Links aren’t perfect so energy is lost (lifting the two coins feels like lifting three). The weaker the link, the more energy is required. So the lore expands the concept of sympathy magic in real-world folklore yet expands it to fit in with the rules of physics.

 

Kvothe met Skarpi in Tarbean. The old man told a story where Lanre, a hero in the Tehlan religion, became the first Chandrian Haliax. Tehlan priests arrest Skarpi for heresy but he states he has friends in the church. (No doubt this will be an important detail to remember.)

The story foreshadowed Lanre’s fate: he kills a beast with ‘breath of darkness’ and wore its scales that felt like ‘a skin of shadows’ (perfect foreshadowing as this matches the Chandrain). Lanre died so his lover Lyra brought him back to life. When Lyra died, Lanre couldn’t bring her back to life (even after making ‘a terrible trade’). Lanre committed suicide but Lyra’s magic brought Lanre back to life.

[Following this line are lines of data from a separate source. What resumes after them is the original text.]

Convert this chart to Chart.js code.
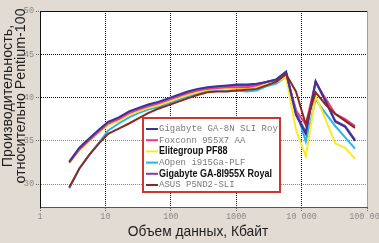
<!DOCTYPE html>
<html><head><meta charset="utf-8">
<script src="https://cdn.jsdelivr.net/npm/chart.js@4/dist/chart.umd.min.js"></script>
<style>html,body{margin:0;padding:0;background:#e2dbd3;}canvas{display:block;}</style>
</head><body>
<canvas id="c" width="379" height="243"></canvas>
<script>
// ---- data ----
const sizesKB = [2.8, 4, 5.7, 8, 11, 16, 23, 32, 45, 64, 91, 128, 181, 256, 362, 512, 724, 1024, 1448, 2048, 2896, 4096, 5793, 8192, 11585, 16384, 23170, 32768, 46341, 65536];
const seriesNames = ['Gigabyte GA-8N SLI Royal', 'Foxconn 955X7 AA', 'Elitegroup PF88', 'AOpen i915Ga-PLF', 'Gigabyte GA-8I955X Royal', 'ASUS P5ND2-SLI'];
const gigabyte8N = [32.6,34.2,35.3,36.3,37.2,37.7,38.4,38.8,39.2,39.5,39.9,40.3,40.7,41.0,41.2,41.3,41.4,41.5,41.5,41.6,41.8,42.1,43.0,38.0,35.8,41.9,39.6,37.2,36.6,35.0];
const foxconn = [32.5,34.0,35.1,36.1,37.0,37.5,38.2,38.6,39.0,39.3,39.7,40.1,40.5,40.8,41.0,41.1,41.2,41.2,41.2,41.4,41.8,42.1,42.8,38.5,36.9,41.8,39.9,38.1,37.5,36.7];
const elitegroup = [32.4,33.9,35.0,36.0,36.8,37.3,38.0,38.4,38.8,39.1,39.5,39.9,40.3,40.6,40.9,41.0,41.0,41.1,41.1,41.2,41.5,41.8,42.4,36.3,33.2,40.2,37.5,34.7,34.2,32.9];
const aopen = [29.5,31.8,33.4,34.8,36.2,37.0,37.7,38.2,38.6,38.9,39.3,39.7,40.1,40.5,40.8,40.9,40.9,40.8,40.7,40.8,41.3,41.6,42.4,38.6,34.9,39.8,38.2,36.7,35.4,34.1];
const gigabyte8I955X = [32.5,34.1,35.2,36.2,37.1,37.6,38.3,38.7,39.1,39.4,39.8,40.2,40.6,40.9,41.1,41.2,41.3,41.4,41.4,41.5,41.8,42.0,42.9,38.2,36.0,41.8,39.6,37.3,36.7,35.1];
const asus = [29.6,31.8,33.4,34.7,35.8,36.4,37.0,37.6,38.2,38.7,39.1,39.5,39.9,40.3,40.6,40.7,40.7,40.8,40.9,41.0,41.4,41.8,42.7,40.7,36.9,40.6,39.2,38.1,37.3,36.5];
const xTickValues = [1, 10, 100, 1000, 10000, 100000];
const xTickLabels = ['1', '10', '100', '1000', '10 000', '100 000'];
const yTickValues = [30, 35, 40, 45, 50];
const yTickLabels = ['30', '35', '40', '45', '50'];
const xTitle = 'Объем данных, Кбайт';
const yTitle = ['Производительность,', 'относительно Pentium-100'];

// ---- styles ----
const seriesValues = [gigabyte8N, foxconn, elitegroup, aopen, gigabyte8I955X, asus];
const colors = ['#38359a', '#ea3a8e', '#fde92a', '#27b6ea', '#8a3a9c', '#8a2a1f'];
const drawOrder = [1, 2, 4, 5, 3, 0];
const legendBold = [false, false, true, false, true, false];

const datasets = seriesNames.map((name, i) => ({
  label: name,
  data: sizesKB.map((s, j) => ({x: s, y: seriesValues[i][j]})),
  borderColor: colors[i],
  backgroundColor: colors[i],
  borderWidth: 2,
  pointRadius: 0,
  tension: 0,
  fill: false,
  order: drawOrder[i]
}));

const decor = {
  id: 'decor',
  beforeDraw(chart) {
    const {ctx, chartArea: a} = chart;
    ctx.save();
    ctx.fillStyle = '#e2dbd3';
    ctx.fillRect(0, 0, chart.width, chart.height);
    ctx.fillStyle = '#ffffff';
    ctx.fillRect(a.left, a.top, a.right - a.left, a.bottom - a.top);
    ctx.restore();
  },
  afterDraw(chart) {
    const {ctx, chartArea: a} = chart;
    ctx.save();
    // frame
    ctx.lineWidth = 1;
    ctx.strokeStyle = '#111';
    ctx.beginPath(); ctx.moveTo(a.left, a.top + 0.5); ctx.lineTo(a.right, a.top + 0.5); ctx.stroke();
    ctx.strokeStyle = '#a0a0a0';
    ctx.beginPath(); ctx.moveTo(a.right + 0.5, a.top); ctx.lineTo(a.right + 0.5, a.bottom); ctx.stroke();
    // axis titles
    ctx.fillStyle = '#1e1e1e';
    ctx.font = '15px "Liberation Sans", Arial, sans-serif';
    ctx.textAlign = 'center';
    ctx.textBaseline = 'middle';
    ctx.save();
    ctx.translate(198, 232);
    ctx.scale(0.92, 1);
    ctx.fillText(xTitle, 0, 0);
    ctx.restore();
    ctx.save();
    ctx.translate(8, 96);
    ctx.rotate(-Math.PI / 2);
    ctx.scale(0.95, 1);
    ctx.fillText(yTitle[0], 0, 0);
    ctx.fillText(yTitle[1], 0, 13);
    ctx.restore();
    // legend
    const bx = 143, by = 118, bw = 137, bh = 74;
    ctx.fillStyle = '#ffffff';
    ctx.fillRect(bx, by, bw, bh);
    ctx.lineWidth = 2;
    ctx.strokeStyle = '#d0352f';
    ctx.strokeRect(bx, by, bw, bh);
    ctx.save();
    ctx.beginPath(); ctx.rect(bx + 1, by + 1, bw - 3, bh - 2); ctx.clip();
    seriesNames.forEach((name, i) => {
      const y = 129 + i * 11.2;
      ctx.strokeStyle = colors[i];
      ctx.lineWidth = 2;
      ctx.beginPath(); ctx.moveTo(146, y); ctx.lineTo(158, y); ctx.stroke();
      ctx.textAlign = 'left';
      ctx.textBaseline = 'middle';
      if (legendBold[i]) {
        ctx.fillStyle = '#111';
        ctx.font = 'bold 10px "Liberation Sans", Arial, sans-serif';
        ctx.save();
        ctx.translate(159, y);
        ctx.scale(0.9, 1);
        ctx.fillText(name, 0, 0);
        ctx.restore();
      } else {
        ctx.fillStyle = '#7a7a7a';
        ctx.font = '9px "Liberation Mono", monospace';
        ctx.fillText(name, 159, y);
      }
    });
    ctx.restore();
    ctx.restore();
  }
};

new Chart(document.getElementById('c'), {
  type: 'line',
  data: {datasets},
  options: {
    responsive: false,
    animation: false,
    devicePixelRatio: 1,
    layout: {padding: {left: 0, right: 12, top: 11, bottom: 0}},
    plugins: {legend: {display: false}, tooltip: {enabled: false}, title: {display: false}},
    scales: {
      x: {
        type: 'logarithmic',
        min: 1, max: 100000,
        afterBuildTicks(s) { s.ticks = xTickValues.map(v => ({value: v})); },
        afterFit(s) { s.height = 36; s.paddingLeft = 0; s.paddingRight = 0; },
        ticks: {
          autoSkip: false, maxRotation: 0, minRotation: 0, padding: 1,
          color: '#8a8a8a',
          font: {family: '"Liberation Mono", monospace', size: 8.5},
          callback: (v) => { const i = xTickValues.indexOf(v); return i >= 0 ? xTickLabels[i] : ''; }
        },
        grid: {
          color: (c) => (c.tick && (c.tick.value === 1 || c.tick.value === 100000)) ? 'rgba(0,0,0,0)' : '#111',
          lineWidth: 1,
          tickLength: 4,
          tickColor: '#666',
          tickBorderDash: [1, 1]
        },
        border: {display: true, color: '#555', width: 1, dash: [1, 1]}
      },
      y: {
        min: 27.35, max: 50,
        afterBuildTicks(s) { s.ticks = yTickValues.map(v => ({value: v})); },
        afterFit(s) { s.width = 40; s.paddingTop = 0; s.paddingBottom = 0; },
        ticks: {
          padding: 2,
          color: '#8a8a8a',
          font: {family: '"Liberation Mono", monospace', size: 8.5},
          callback: (v) => { const i = yTickValues.indexOf(v); return i >= 0 ? yTickLabels[i] : ''; }
        },
        grid: {
          color: (c) => !c.tick ? '#111' : (c.tick.value === 50 ? 'rgba(0,0,0,0)' : (c.tick.value >= 40 ? '#111' : '#888')),
          lineWidth: 1,
          tickLength: 4,
          tickColor: '#666',
          tickBorderDash: [1, 1]
        },
        border: {display: true, color: '#111', width: 1, dash: [1, 1]}
      }
    }
  },
  plugins: [decor]
});
</script>
</body></html>
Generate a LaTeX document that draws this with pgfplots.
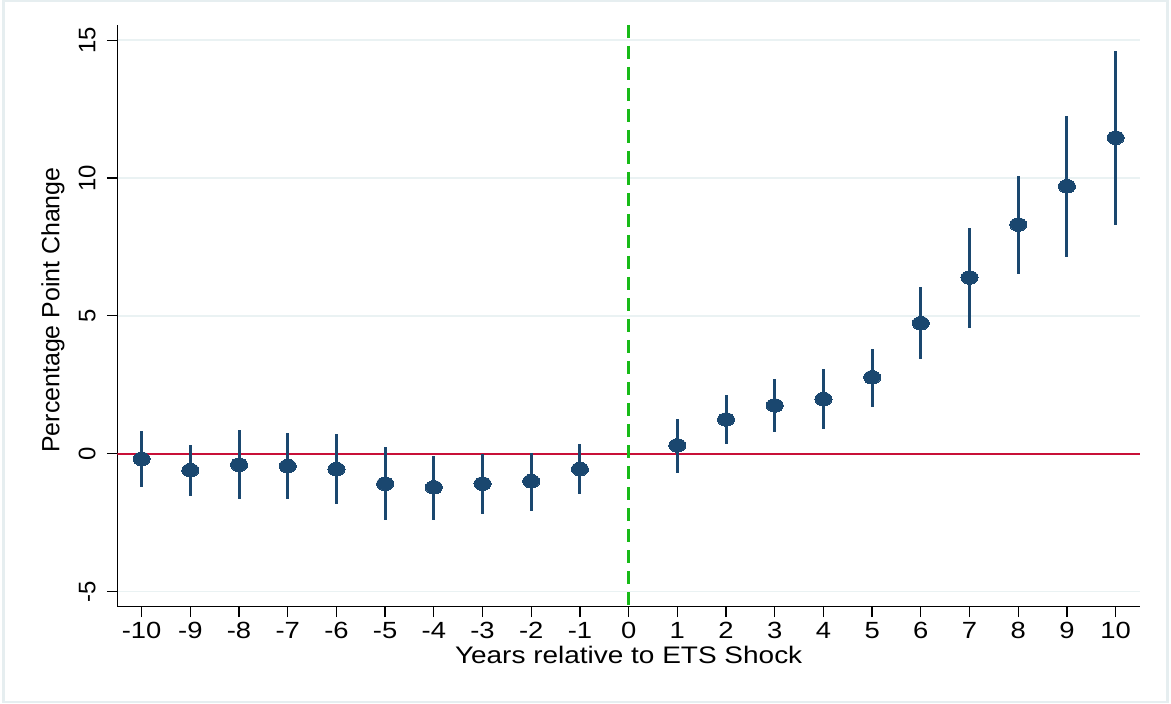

The story also paints Amyr as people, including Tehlu, turned into beings with fiery wings by Aleph. Officially, the Amyr were church knights that disappeared when the Aturan Empire collapsed three hundred years ago.

This threw me at first because the Aturan Empire is still in the map and when a country’s described as collapsed, it means it stops existing. But here the author uses ‘collapse’ as in the empire collapsed in size. As if it could no longer support its own weight. This was truly clever.